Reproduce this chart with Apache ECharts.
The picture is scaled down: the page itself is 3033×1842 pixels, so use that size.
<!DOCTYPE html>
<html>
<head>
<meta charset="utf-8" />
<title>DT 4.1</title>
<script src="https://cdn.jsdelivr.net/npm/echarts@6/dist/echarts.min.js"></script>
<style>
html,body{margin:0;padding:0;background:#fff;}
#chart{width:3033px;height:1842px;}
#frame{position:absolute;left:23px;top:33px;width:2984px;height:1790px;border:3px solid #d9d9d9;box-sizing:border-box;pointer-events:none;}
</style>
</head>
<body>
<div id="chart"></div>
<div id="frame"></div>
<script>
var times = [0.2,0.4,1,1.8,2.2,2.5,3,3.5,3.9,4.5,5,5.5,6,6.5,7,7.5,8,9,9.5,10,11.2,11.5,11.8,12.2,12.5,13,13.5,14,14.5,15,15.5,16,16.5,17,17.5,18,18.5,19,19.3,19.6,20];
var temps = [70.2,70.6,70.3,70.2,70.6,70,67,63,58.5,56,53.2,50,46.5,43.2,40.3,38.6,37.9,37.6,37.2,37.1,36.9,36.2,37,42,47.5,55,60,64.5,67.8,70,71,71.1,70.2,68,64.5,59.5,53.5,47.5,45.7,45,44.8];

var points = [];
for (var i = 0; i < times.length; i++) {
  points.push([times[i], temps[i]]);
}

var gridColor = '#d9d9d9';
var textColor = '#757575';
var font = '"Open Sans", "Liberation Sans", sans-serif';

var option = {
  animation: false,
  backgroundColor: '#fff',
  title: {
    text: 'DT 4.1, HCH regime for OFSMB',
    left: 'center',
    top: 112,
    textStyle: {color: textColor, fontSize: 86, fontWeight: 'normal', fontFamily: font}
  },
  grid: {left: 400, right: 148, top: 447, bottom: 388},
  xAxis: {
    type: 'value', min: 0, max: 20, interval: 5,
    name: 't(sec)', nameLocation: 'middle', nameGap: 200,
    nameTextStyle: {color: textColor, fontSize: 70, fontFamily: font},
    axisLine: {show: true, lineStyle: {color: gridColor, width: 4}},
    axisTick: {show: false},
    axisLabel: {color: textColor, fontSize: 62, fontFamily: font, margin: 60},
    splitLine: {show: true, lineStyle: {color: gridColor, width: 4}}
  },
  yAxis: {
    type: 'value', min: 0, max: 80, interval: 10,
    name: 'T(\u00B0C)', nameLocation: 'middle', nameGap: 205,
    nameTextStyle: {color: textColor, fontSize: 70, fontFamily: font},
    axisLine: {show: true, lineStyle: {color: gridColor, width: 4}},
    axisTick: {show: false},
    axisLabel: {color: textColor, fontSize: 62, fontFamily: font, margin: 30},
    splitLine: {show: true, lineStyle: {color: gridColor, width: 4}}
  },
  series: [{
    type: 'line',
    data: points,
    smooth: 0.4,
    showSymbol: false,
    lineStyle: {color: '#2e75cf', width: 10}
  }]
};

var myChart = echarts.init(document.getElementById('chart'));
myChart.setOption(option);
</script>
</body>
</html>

Task -
Print the listing above in its entirety, with every line exact.

Written response -
Reproduce this chart with Apache ECharts.
The picture is scaled down: the page itself is 3033×1842 pixels, so use that size.
<!DOCTYPE html>
<html>
<head>
<meta charset="utf-8" />
<title>DT 4.1</title>
<script src="https://cdn.jsdelivr.net/npm/echarts@6/dist/echarts.min.js"></script>
<style>
html,body{margin:0;padding:0;background:#fff;}
#chart{width:3033px;height:1842px;}
#frame{position:absolute;left:23px;top:33px;width:2984px;height:1790px;border:3px solid #d9d9d9;box-sizing:border-box;pointer-events:none;}
</style>
</head>
<body>
<div id="chart"></div>
<div id="frame"></div>
<script>
var times = [0.2,0.4,1,1.8,2.2,2.5,3,3.5,3.9,4.5,5,5.5,6,6.5,7,7.5,8,9,9.5,10,11.2,11.5,11.8,12.2,12.5,13,13.5,14,14.5,15,15.5,16,16.5,17,17.5,18,18.5,19,19.3,19.6,20];
var temps = [70.2,70.6,70.3,70.2,70.6,70,67,63,58.5,56,53.2,50,46.5,43.2,40.3,38.6,37.9,37.6,37.2,37.1,36.9,36.2,37,42,47.5,55,60,64.5,67.8,70,71,71.1,70.2,68,64.5,59.5,53.5,47.5,45.7,45,44.8];

var points = [];
for (var i = 0; i < times.length; i++) {
  points.push([times[i], temps[i]]);
}

var gridColor = '#d9d9d9';
var textColor = '#757575';
var font = '"Open Sans", "Liberation Sans", sans-serif';

var option = {
  animation: false,
  backgroundColor: '#fff',
  title: {
    text: 'DT 4.1, HCH regime for OFSMB',
    left: 'center',
    top: 112,
    textStyle: {color: textColor, fontSize: 86, fontWeight: 'normal', fontFamily: font}
  },
  grid: {left: 400, right: 148, top: 447, bottom: 388},
  xAxis: {
    type: 'value', min: 0, max: 20, interval: 5,
    name: 't(sec)', nameLocation: 'middle', nameGap: 200,
    nameTextStyle: {color: textColor, fontSize: 70, fontFamily: font},
    axisLine: {show: true, lineStyle: {color: gridColor, width: 4}},
    axisTick: {show: false},
    axisLabel: {color: textColor, fontSize: 62, fontFamily: font, margin: 60},
    splitLine: {show: true, lineStyle: {color: gridColor, width: 4}}
  },
  yAxis: {
    type: 'value', min: 0, max: 80, interval: 10,
    name: 'T(\u00B0C)', nameLocation: 'middle', nameGap: 205,
    nameTextStyle: {color: textColor, fontSize: 70, fontFamily: font},
    axisLine: {show: true, lineStyle: {color: gridColor, width: 4}},
    axisTick: {show: false},
    axisLabel: {color: textColor, fontSize: 62, fontFamily: font, margin: 30},
    splitLine: {show: true, lineStyle: {color: gridColor, width: 4}}
  },
  series: [{
    type: 'line',
    data: points,
    smooth: 0.4,
    showSymbol: false,
    lineStyle: {color: '#2e75cf', width: 10}
  }]
};

var myChart = echarts.init(document.getElementById('chart'));
myChart.setOption(option);
</script>
</body>
</html>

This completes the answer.